:: What is being asked ::
Your task is to reproduce, verbatim and without pictures, the lines from the opening of the listing through the line containing "Chart.register(...registerables);".

:: Dataset extract ::
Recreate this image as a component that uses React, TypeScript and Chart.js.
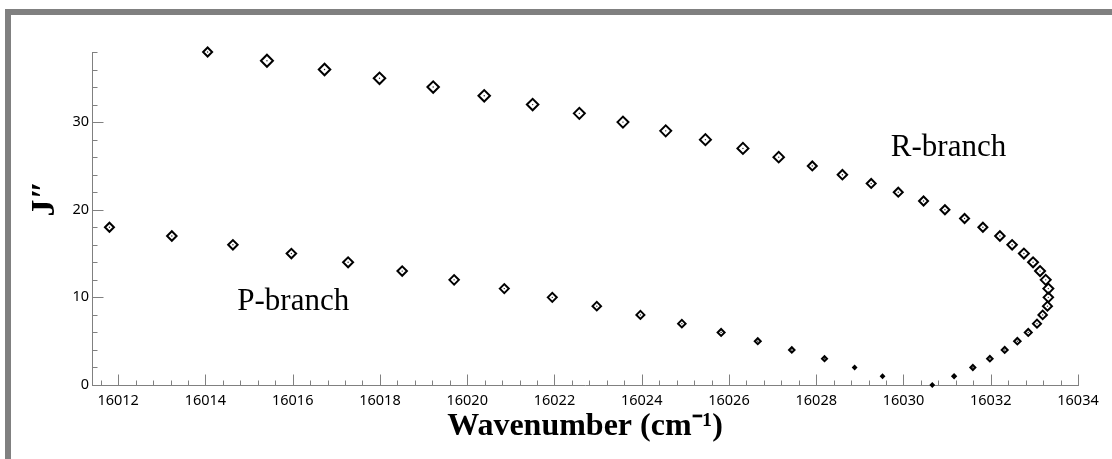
import React, { useEffect, useRef } from "react";
import { Chart, registerables } from "chart.js";

Chart.register(...registerables);

// ---------- data ----------
const pBranchJ = [1, 2, 3, 4, 5, 6, 7, 8, 9, 10, 11, 12, 13, 14, 15, 16, 17, 18];
const pBranchWavenumber = [
  16029.52, 16028.88, 16028.19, 16027.44, 16026.66, 16025.82, 16024.92, 16023.97, 16022.97,
  16021.95, 16020.85, 16019.7, 16018.51, 16017.27, 16015.97, 16014.63, 16013.23, 16011.8,
];
// marker widths (px) as they appear in the figure
const pMarkerSize = [4, 4, 6, 6.5, 7, 8, 8.5, 9, 9.5, 10, 10, 10.5, 10.5, 11, 10.5, 10.5, 10.5, 10];

const rBranchJ = [
  0, 1, 2, 3, 4, 5, 6, 7, 8, 9, 10, 11, 12, 13, 14, 15, 16, 17, 18, 19, 20, 21, 22, 23, 24, 25,
  26, 27, 28, 29, 30, 31, 32, 33, 34, 35, 36, 37, 38,
];
const rBranchWavenumber = [
  16030.66, 16031.16, 16031.59, 16031.98, 16032.32, 16032.61, 16032.86, 16033.06, 16033.19,
  16033.3, 16033.32, 16033.32, 16033.26, 16033.13, 16032.97, 16032.76, 16032.49, 16032.21,
  16031.82, 16031.4, 16030.95, 16030.46, 16029.88, 16029.26, 16028.6, 16027.91, 16027.14,
  16026.32, 16025.46, 16024.55, 16023.57, 16022.57, 16021.5, 16020.39, 16019.22, 16017.99,
  16016.73, 16015.41, 16014.05,
];
const rMarkerSize = [
  4, 4.5, 6, 6.5, 7, 7.5, 8, 9, 9.5, 10, 10.5, 11, 11, 11, 11, 11, 10.5, 10.5, 10, 10, 10, 10,
  10, 10, 10.5, 10, 11.5, 12, 12, 12, 12, 12, 12.5, 12.5, 12.5, 12.5, 12.5, 13, 10,
];

const xMin = 16011.4;
const xMax = 16034;
const xMajorStep = 2;
const xMinorStep = 0.4;
const yMin = 0;
const yMax = 38;
const yMajorStep = 10;
const yMinorStep = 2;

const xTitle = "Wavenumber (cm⁻¹)";
const yTitle = "J″";

const branchLabels = [
  { text: "R-branch", x: 16029.71, y: 26.1 },
  { text: "P-branch", x: 16014.73, y: 8.6 },
];

// ---------- helpers ----------
const toRadius = (w: number) => Math.max(w / 2 - 0.5, 1.3);

const inwardTicks = {
  id: "inwardTicks",
  afterDraw(chart: any) {
    const { ctx, scales } = chart;
    const x = scales.x;
    const y = scales.y;
    ctx.save();
    ctx.strokeStyle = "#808080";
    ctx.lineWidth = 1;
    const base = Math.round(y.getPixelForValue(yMin)) + 0.5;
    const left = Math.round(x.left) + 0.5;
    ctx.beginPath();
    for (let k = Math.ceil(xMin / xMinorStep - 1e-9); k * xMinorStep <= xMax + 1e-9; k++) {
      const v = k * xMinorStep;
      const major = Math.abs(v / xMajorStep - Math.round(v / xMajorStep)) < 1e-6;
      const px = Math.round(x.getPixelForValue(v)) + 0.5;
      ctx.moveTo(px, base);
      ctx.lineTo(px, base - (major ? 11 : 5));
    }
    for (let k = Math.ceil(yMin / yMinorStep); k * yMinorStep <= yMax + 1e-9; k++) {
      const v = k * yMinorStep;
      const major = Math.abs(v / yMajorStep - Math.round(v / yMajorStep)) < 1e-6;
      const py = Math.round(y.getPixelForValue(v)) + 0.5;
      ctx.moveTo(left, py);
      ctx.lineTo(left + (major ? 11 : 5), py);
    }
    ctx.stroke();
    ctx.restore();
  },
};

const textPlugin = {
  id: "textPlugin",
  afterDraw(chart: any) {
    const { ctx, scales, chartArea } = chart;
    ctx.save();
    ctx.fillStyle = "#000";
    ctx.font = '31px "Liberation Serif", "Times New Roman", serif';
    ctx.textAlign = "left";
    ctx.textBaseline = "alphabetic";
    for (const l of branchLabels) {
      ctx.fillText(l.text, scales.x.getPixelForValue(l.x), scales.y.getPixelForValue(l.y));
    }
    // y-axis title
    ctx.font = 'bold 34px "Liberation Serif", "Times New Roman", serif';
    ctx.textAlign = "center";
    ctx.textBaseline = "middle";
    ctx.translate(chartArea.left - 47, (chartArea.top + chartArea.bottom) / 2 - 20);
    ctx.rotate(-Math.PI / 2);
    ctx.fillText(yTitle, 0, 0);
    ctx.restore();
  },
};

export default function App() {
  const ref = useRef<HTMLCanvasElement | null>(null);

  useEffect(() => {
    if (!ref.current) return;
    const markerStyle = {
      pointStyle: "rectRot" as const,
      pointBorderWidth: 2,
      pointBorderColor: "#000",
      pointBackgroundColor: "rgba(255,255,255,0)",
      pointHoverRadius: 0,
      showLine: false,
      clip: false,
    };
    const dotStyle = {
      pointStyle: "circle" as const,
      pointRadius: 0.7,
      pointBorderWidth: 0,
      pointBackgroundColor: "#222",
      showLine: false,
      clip: false,
    };
    const pData = pBranchJ.map((j, i) => ({ x: pBranchWavenumber[i], y: j }));
    const rData = rBranchJ.map((j, i) => ({ x: rBranchWavenumber[i], y: j }));
    const tickFont = { family: '"Noto Sans", "DejaVu Sans", sans-serif', size: 14.5 };

    const chart = new Chart(ref.current, {
      type: "scatter",
      data: {
        datasets: [
          { label: "P-branch", data: pData, pointRadius: pMarkerSize.map(toRadius), ...markerStyle },
          { label: "R-branch", data: rData, pointRadius: rMarkerSize.map(toRadius), ...markerStyle },
          { label: "P centre", data: pData, ...dotStyle },
          { label: "R centre", data: rData, ...dotStyle },
        ],
      },
      options: {
        responsive: false,
        animation: false,
        events: [],
        layout: { padding: { top: 52, right: 34, left: 0, bottom: 0 } },
        plugins: {
          legend: { display: false },
          tooltip: { enabled: false },
          title: { display: false },
        },
        scales: {
          x: {
            type: "linear",
            min: xMin,
            max: xMax,
            grid: { display: false, drawTicks: false },
            border: { display: true, color: "#808080", width: 1 },
            ticks: {
              stepSize: xMajorStep,
              includeBounds: false,
              autoSkip: false,
              maxRotation: 0,
              padding: 7,
              color: "#000",
              font: tickFont,
              callback: (v: any) => String(v),
            },
            title: {
              display: true,
              text: xTitle,
              color: "#000",
              font: { family: '"Liberation Serif", "Times New Roman", serif', size: 32, weight: "bold", lineHeight: 1.2 },
              padding: { top: 0, bottom: 13 },
            },
            afterFit: (s: any) => {
              s.height = 74;
            },
          },
          y: {
            type: "linear",
            min: yMin,
            max: yMax,
            grid: { display: false, drawTicks: false },
            border: { display: true, color: "#808080", width: 1 },
            ticks: {
              stepSize: yMajorStep,
              includeBounds: false,
              padding: 3,
              color: "#000",
              font: tickFont,
            },
            afterFit: (s: any) => {
              s.width = 92;
            },
          },
        },
      } as any,
      plugins: [inwardTicks, textPlugin],
    });
    return () => chart.destroy();
  }, []);

  return (
    <div
      style={{
        position: "fixed",
        left: 0,
        top: 0,
        width: 1112,
        height: 459,
        overflow: "hidden",
        background: "#fff",
      }}
    >
      <div
        style={{
          position: "absolute",
          left: 5,
          top: 9,
          width: 2000,
          height: 2000,
          borderTop: "6px solid #808080",
          borderLeft: "6px solid #808080",
        }}
      />
      <canvas
        ref={ref}
        width={1112}
        height={459}
        style={{ position: "absolute", left: 0, top: 0, width: 1112, height: 459 }}
      />
    </div>
  );
}
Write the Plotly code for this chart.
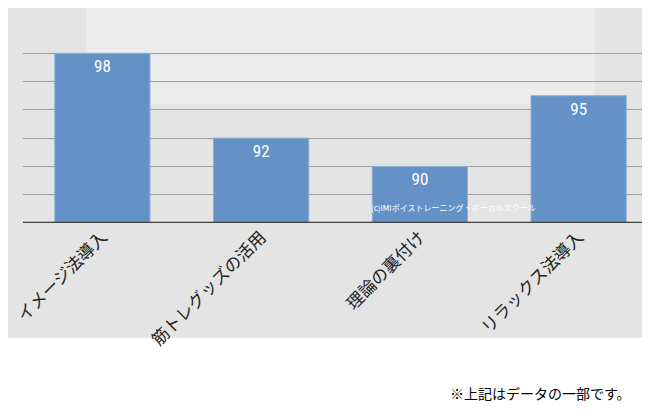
import plotly.graph_objects as go

categories = ["イメージ法導入", "筋トレグッズの活用", "理論の裏付け", "リラックス法導入"]
scores = [98, 92, 90, 95]

fig = go.Figure(go.Bar(
    x=categories, y=scores,
    marker=dict(color="#6592c6", line=dict(color="#8fb0d8", width=1)),
    width=0.6,
    text=[str(v) for v in scores], textposition="inside", insidetextanchor="end",
    textfont=dict(color="white", size=17, family="Roboto Condensed, Roboto, Arial"),
))

fig.update_layout(
    width=650, height=419,
    margin=dict(l=15, r=0, t=17, b=204),
    paper_bgcolor="white", plot_bgcolor="rgba(0,0,0,0)",
    showlegend=False,
    font=dict(family="Noto Sans CJK JP", color="#222222"),
    xaxis=dict(tickangle=-45, tickfont=dict(size=17), showgrid=False, showline=False,
               ticks="", automargin=False),
    yaxis=dict(range=[86, 100], dtick=2, showticklabels=False, gridcolor="#9e9e9e",
               gridwidth=1, zeroline=False, automargin=False),
    shapes=[
        dict(type="rect", xref="paper", yref="paper", x0=-0.024, x1=1, y0=-0.58, y1=1.086,
             fillcolor="#e4e4e4", line_width=0, layer="below"),
        dict(type="rect", xref="paper", yref="paper", x0=0.1, x1=0.9, y0=0.6, y1=1.086,
             fillcolor="#ececec", line_width=0, layer="below"),
        dict(type="line", xref="paper", yref="y", x0=0, x1=1, y0=86, y1=86,
             line=dict(color="#404040", width=2.5)),
    ],
    annotations=[
        dict(text="(c)IMIボイストレーニング・ボーカルスクール", xref="paper", yref="paper",
             x=0.81, y=0.04, showarrow=False, font=dict(size=8, color="white")),
        dict(text="※上記はデータの一部です。", xref="paper", yref="paper",
             x=0.96, y=-0.92, xanchor="right", showarrow=False,
             font=dict(size=14, color="black")),
    ],
)

fig.write_html("out.html")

:: Exercise response ::
Recreate this image as a component that uses React, TypeScript and Chart.js.
import React, { useEffect, useRef } from "react";
import { Chart, registerables } from "chart.js";

Chart.register(...registerables);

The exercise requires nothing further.